REDACCIÓN HO.- Un nuevo trágico suceso reaviva el rechazo a la eutanasia y al llamado “suicido asistido”: tras diagnosticársele de una enfermedad incurable, un magistrado italiano de 62 años, Pietro D’amico, de Vibo Valentia, procurador general en Catanzaro (Calabria, Italia) desde 1995 hasta su dimisión hace tres años, fue a Suiza el pasado abril para pedir la muerte, sin saberlo los suyos. Pero una autopsia solicitada después por la familia reveló que el hombre estaba completamente sano.
Pietro D’Amico era un hombre sano
Sin duda no se contraba feliz, pero estaba totalmente sano: ninguna enfermedad degenerativa, ninguna enfermedad incurable... ¿Era suficiente ese deseo de morir, máxime tras un diagnóstico errado, para justificar un acto de eutanasia? Emanuela Vinai, en un artículo publicado el pasado 8 de julio en la agencia informativa católica italiana SIR, traducido por Aleteia, aborda el tema:
La clínica sostiene que el magistrado llegó a Suiza exhibiendo dos certificados médicos italianos que probaban su grave estado de salud. Una auto-certificación tomada por buena por una estructura que “ayuda a morir, no a vivir” y que no consideró necesario exigir más verificaciones. Ahora el caso pasa al juzgado, que deberá acertar el nexo de causalidad entre el error de diagnóstico y el que ha sido definido públicamente con recato como “triste evento”.

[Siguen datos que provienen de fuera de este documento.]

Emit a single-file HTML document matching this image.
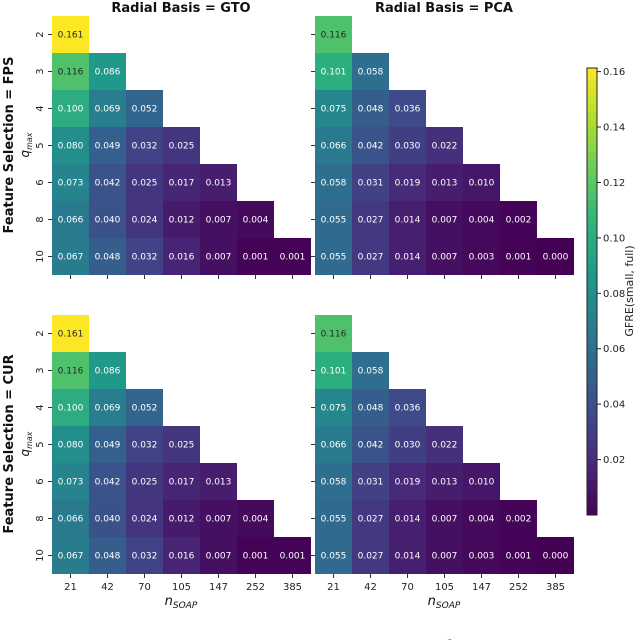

A los familiares, además del dolor, les queda la amarga conciencia de que se podía haber salvado a D’Amico. Bastaba un examen más profundo, bastaba un debate, bastaba una llamada a la familia, realizada antes, no después.
Ahora seremos un poco controvertidos con las palabras, pero “suicidio asistido” quiere decir que si alguien se presenta diciendo que quiere morir, en lugar de tenderle la mano, los oídos, el corazón, se le ayuda a escoger el medio con el cual salir del mundo. Todos tienen la experiencia personal de sostener a un padre, un hermano, un amigo, un primo, un conocido que ha atravesado o traviesa un momento de especial dificultad y fragilidad psicológica. Nadie, sin embargo, piensa que la solución del problema pueda encontrarse en la eliminación del que tiene el problema mismo.
Vivimos en una sociedad desanimada, replegada sobre sí misma, en la que la eutanasia está patrocinada con extrema ligereza por falsos filántropos que piensan que la única respuesta a una cuestión de soledad, de sufrimiento, de abandono, se encuentra en la promoción de un viaje sin retorno.
Pero no faltan signos de despertar y de esperanza. El Papa Francisco en Lampedusa ha hablado al corazón y a las mentes: ¿dónde está tu hermano? Pregunta que no puede quedar sin respuesta o, peor, que no se puede responder exhibiendo una distorsionada forma de compasión que suena más como el enésimo intento de eludir responsabilidades que como un hacerse cargo realmente. “No lo sé, ¿acaso soy yo el guardián de mi hermano?”. Sí, lo somos. No por ser católicos, sino por ser hombres. Guardianes no en el sentido de supervisores vigilantes, sino en el de los que miran al otro y se reconocen en él, sobre todo cuando la mirada restituye la imagen más dura de ver, la de quien pide ayuda.